Which is why I prefer to end on one of my favourite realizations at the museum of the ICRC – that art and beauty will always find their way, even in the most brutal and violent of realities. As example, the following was made in 1999 by Lebanese prisoners of war in Israel.
Throughout the museum, as though intentionally to provide relief and pause for the visitor, are pieces of gorgeous art created by prisoners of war (and of society, as per the temporary exhibit). No matter where we find ourselves, creativity and creation remain where our hearts find ease.
Today, I am grateful for:
1. That the POWs in my own Palestinian family are limited to two; my beloved grandfather who refused to discuss the nine months he was a prisoner, and a matrilineal uncle who went into an Israeli prison as a healthy young teenager and walked out with epilepsy because the Israelis found great fun in beating his head. (A light unto all nations…wink wink.)
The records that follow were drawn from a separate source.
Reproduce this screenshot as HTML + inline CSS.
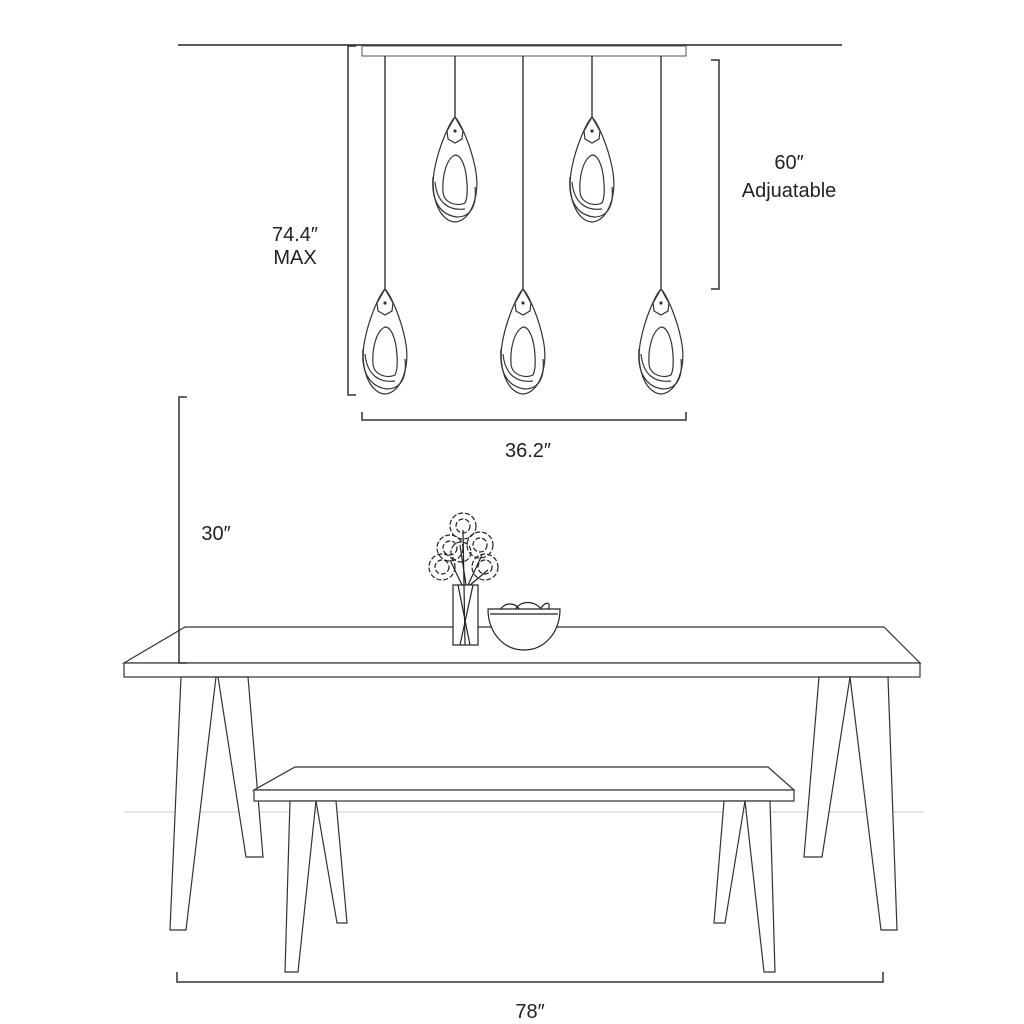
<!DOCTYPE html>
<html><head><meta charset="utf-8"><style>
html,body{margin:0;padding:0;background:#fff}
svg{display:block}
text{font-family:"Liberation Sans",sans-serif;font-size:20px;fill:#222;text-anchor:middle}
</style></head><body>
<svg width="1024" height="1024" viewBox="0 0 1024 1024" xmlns="http://www.w3.org/2000/svg">
<defs>
<g id="p" fill="none" stroke="#333" stroke-width="1.2">
<path d="M0,0 C-6,6 -16,30 -20,50 C-26,78 -16,104 0,105 C16,104 26,78 20,50 C16,30 6,6 0,0 Z"/>
<path d="M-22,60 C-24,85 -14,98 2,100 C16,100 22,88 20,70"/>
<path d="M-20,65 C-18,86 -6,94 10,92"/>
<path d="M0,38 C-9,42 -13,60 -12,75 C-11,86 2,90 10,86 C14,78 12,55 8,46 C6,41 3,38 0,38 Z"/>
<path d="M-8,14 L0,0 L8,14 L7,22 L0,26 L-7,22 Z"/>
<circle cx="0" cy="14" r="1" fill="#333"/>
</g>
</defs>
<line x1="178" y1="45" x2="842" y2="45" stroke="#222" stroke-width="1.5"/>
<rect x="362" y="46" width="324" height="10" fill="none" stroke="#555" stroke-width="1"/>
<g stroke="#222" stroke-width="1.3">
<line x1="385" y1="56" x2="385" y2="289"/>
<line x1="455" y1="56" x2="455" y2="117"/>
<line x1="523" y1="56" x2="523" y2="289"/>
<line x1="592" y1="56" x2="592" y2="117"/>
<line x1="661" y1="56" x2="661" y2="289"/>
</g>
<use href="#p" x="455" y="117"/>
<use href="#p" x="592" y="117"/>
<use href="#p" x="385" y="289"/>
<use href="#p" x="523" y="289"/>
<use href="#p" x="661" y="289"/>
<text x="295" y="241">74.4″</text>
<text x="295" y="264">MAX</text>
<text x="789" y="169">60″</text>
<text x="789" y="197">Adjuatable</text>
<text x="528" y="457">36.2″</text>
<text x="216" y="540">30″</text>
<text x="530" y="1018">78″</text>
<line x1="124" y1="812" x2="924" y2="812" stroke="#ddd" stroke-width="1.5"/>
<g fill="#fff" stroke="#333" stroke-width="1.2">
<path d="M124,663 L185,627 L884,627 L920,663 Z"/>
<rect x="124" y="663" width="796" height="14"/>
<path d="M181,677 L216,677 L186,930 L170,930 Z"/>
<path d="M218,677 L248,677 L263,857 L246,857 Z"/>
<path d="M850,677 L888,677 L897,930 L881,930 Z"/>
<path d="M819,677 L850,677 L822,857 L804,857 Z"/>
</g>
<g fill="#fff" stroke="#333" stroke-width="1.2">
<path d="M254,790 L295,767 L768,767 L794,790 Z"/>
<rect x="254" y="790" width="540" height="11"/>
<path d="M290,801 L316,801 L298,972 L285,972 Z"/>
<path d="M316,801 L336,801 L347,923 L337,923 Z"/>
<path d="M724,801 L745,801 L725,923 L714,923 Z"/>
<path d="M745,801 L770,801 L775,972 L764,972 Z"/>
</g>
<g fill="none" stroke="#333" stroke-width="1.5">
<path d="M356,46 H348 V395 H356"/>
<path d="M711,60 H719 V289 H711"/>
<path d="M362,412 V420 H686 V412"/>
<path d="M187,397 H179 V663 H187"/>
<path d="M177,972 V982 H883 V972"/>
</g>
<g fill="none" stroke="#222" stroke-width="1.2">
<rect x="453" y="585" width="25" height="60" fill="#fff"/>
<path d="M458,585 L470,645 M473,585 L460,645 M464,585 L465,645"/>
<path d="M462,585 L450,560 M466,585 L460,545 M468,585 L482,555 M470,585 L488,570 M464,585 L463,530"/>
<g stroke-dasharray="5 2">
<circle cx="463" cy="526" r="13"/><circle cx="463" cy="526" r="7"/>
<circle cx="450" cy="548" r="13"/><circle cx="450" cy="548" r="7"/>
<circle cx="480" cy="545" r="13"/><circle cx="480" cy="545" r="7"/>
<circle cx="442" cy="567" r="13"/><circle cx="442" cy="567" r="7"/>
<circle cx="485" cy="567" r="13"/><circle cx="485" cy="567" r="7"/>
<circle cx="461" cy="552" r="10"/>
</g>
<path d="M500,610 C505,602 515,602 520,610 M515,610 C520,600 535,600 542,610 M540,610 C545,600 552,602 548,610" />
<path d="M488,609 H560 C560,632 545,650 524,650 C503,650 488,632 488,609 Z" fill="#fff"/>
<path d="M490,614 H558"/>
</g>
</svg>
</body></html>
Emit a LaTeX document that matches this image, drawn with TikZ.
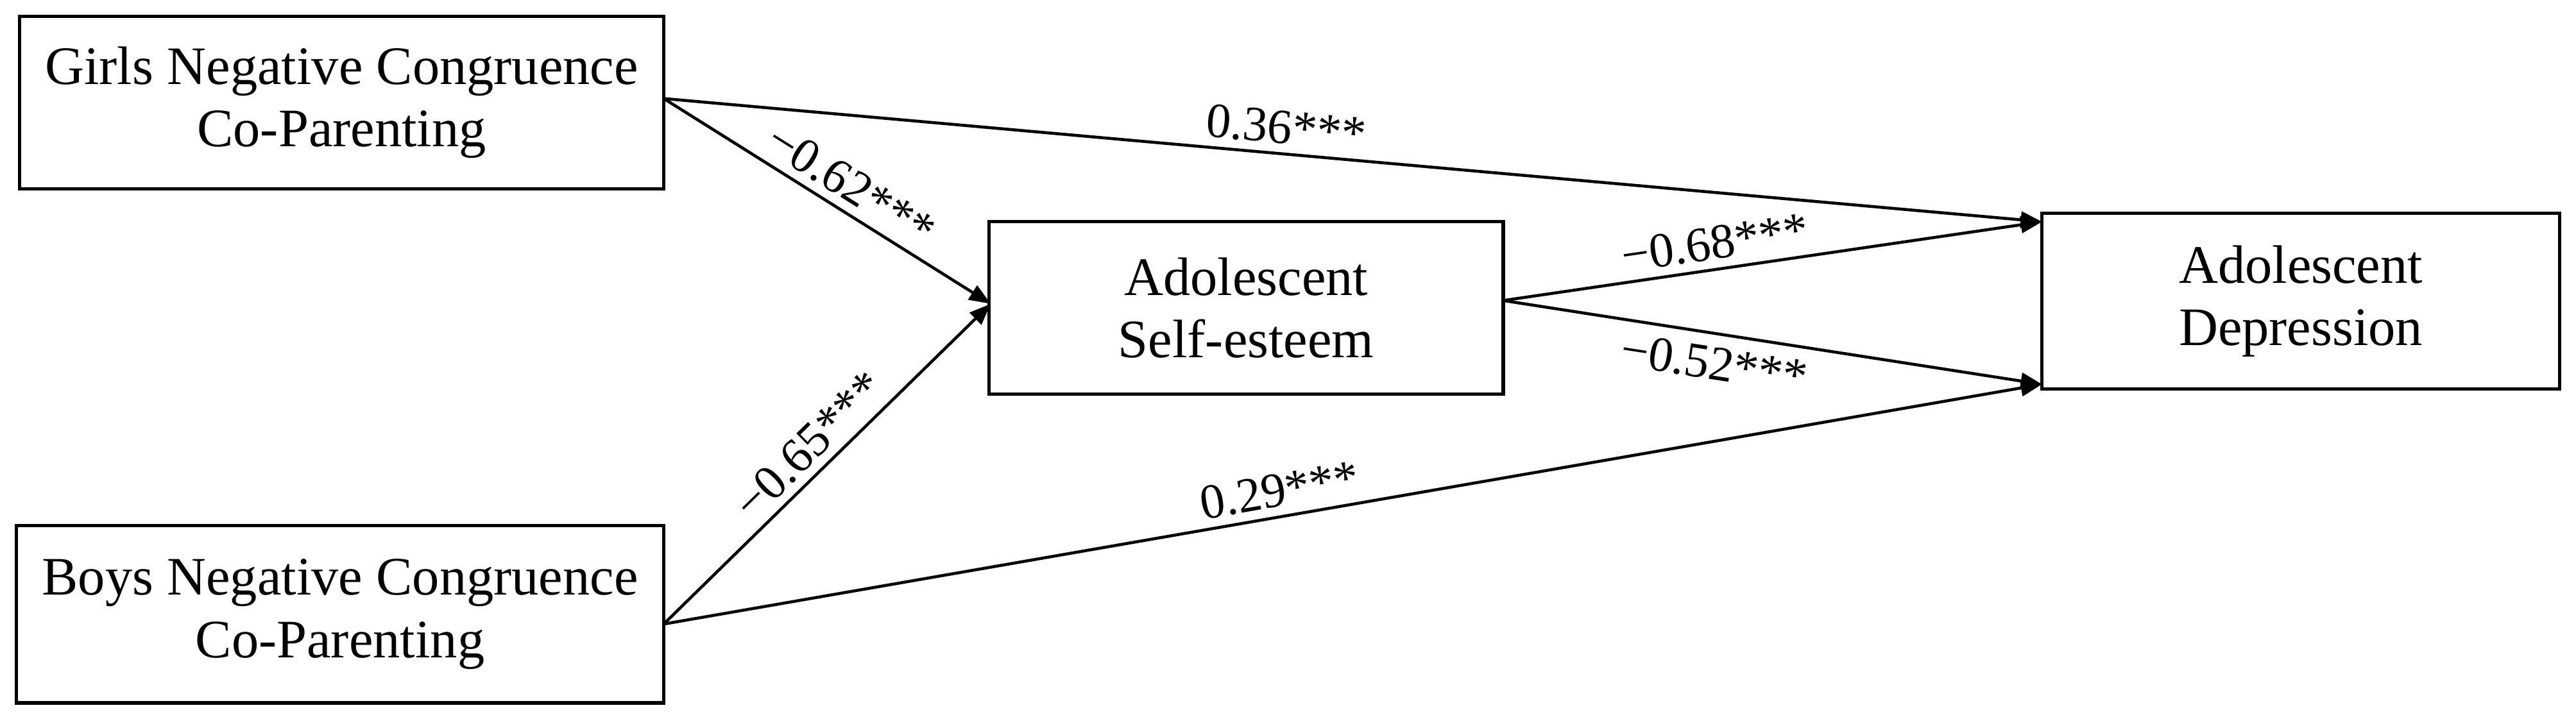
\documentclass[tikz,border=0pt]{standalone}
\usepackage{fontspec}
\setmainfont{Liberation Serif}
\usetikzlibrary{arrows.meta,calc}
\begin{document}
\begin{tikzpicture}[x=1pt,y=-1pt,
 box/.style={draw,line width=2pt,rectangle,inner sep=0pt,align=center,font=\fontsize{33}{38}\selectfont},
 arr/.style={line width=1.8pt,-{Triangle[length=13pt,width=10pt]}},
 lab/.style={font=\fontsize{30}{34}\selectfont,sloped,above,inner sep=5pt}]
\useasboundingbox (0,0) rectangle (1568,442);
\node[box,minimum width=392pt,minimum height=105pt] (g) at (208,62.5) {Girls Negative Congruence\\Co-Parenting};
\node[box,minimum width=394pt,minimum height=108pt] (b) at (207,374) {Boys Negative Congruence\\Co-Parenting};
\node[box,minimum width=313pt,minimum height=105pt] (s) at (758.5,187.5) {Adolescent\\Self-esteem};
\node[box,minimum width=315pt,minimum height=107pt] (d) at (1400.5,183.5) {Adolescent\\Depression};
\coordinate (gs) at (404,60);
\coordinate (bs) at (404,380);
\coordinate (d1) at (1243,135);
\coordinate (d2) at (1243,234);
\coordinate (si) at (603,185);
\coordinate (so) at (915,183);
\draw[arr] (gs) -- node[lab,pos=0.45]{0.36***} (d1);
\draw[arr] (gs) -- node[lab,pos=0.53]{−0.62***} (si);
\draw[arr] (bs) -- node[lab,pos=0.5]{−0.65***} (si);
\draw[arr] (bs) -- node[lab,pos=0.45]{0.29***} (d2);
\draw[arr] (so) -- node[lab,pos=0.4]{−0.68***} (d1);
\draw[arr] (so) -- node[lab,pos=0.4,below,yshift=-2pt]{−0.52***} (d2);
\end{tikzpicture}
\end{document}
2. That the maiming of my Palestinian family members is limited to one (but only because I am not counting my uncle above, nor am I including the psychological damage done to my entire family who resides in the Occupied Territories). My uncle’s wife – the uncle whom I saw in Cairo and into whose arms I fell sobbing and incapable of breathing. During one of Israel’s assaults on Gaza, she went into their room to try to sleep. Israel bombed our home, taking out one side, including the bedroom in which she was sleeping; she lost her leg.
3. The safety of my life in Canada. The safety of my travels all over this world. My blood, Faith, and nationality should not see me so safe.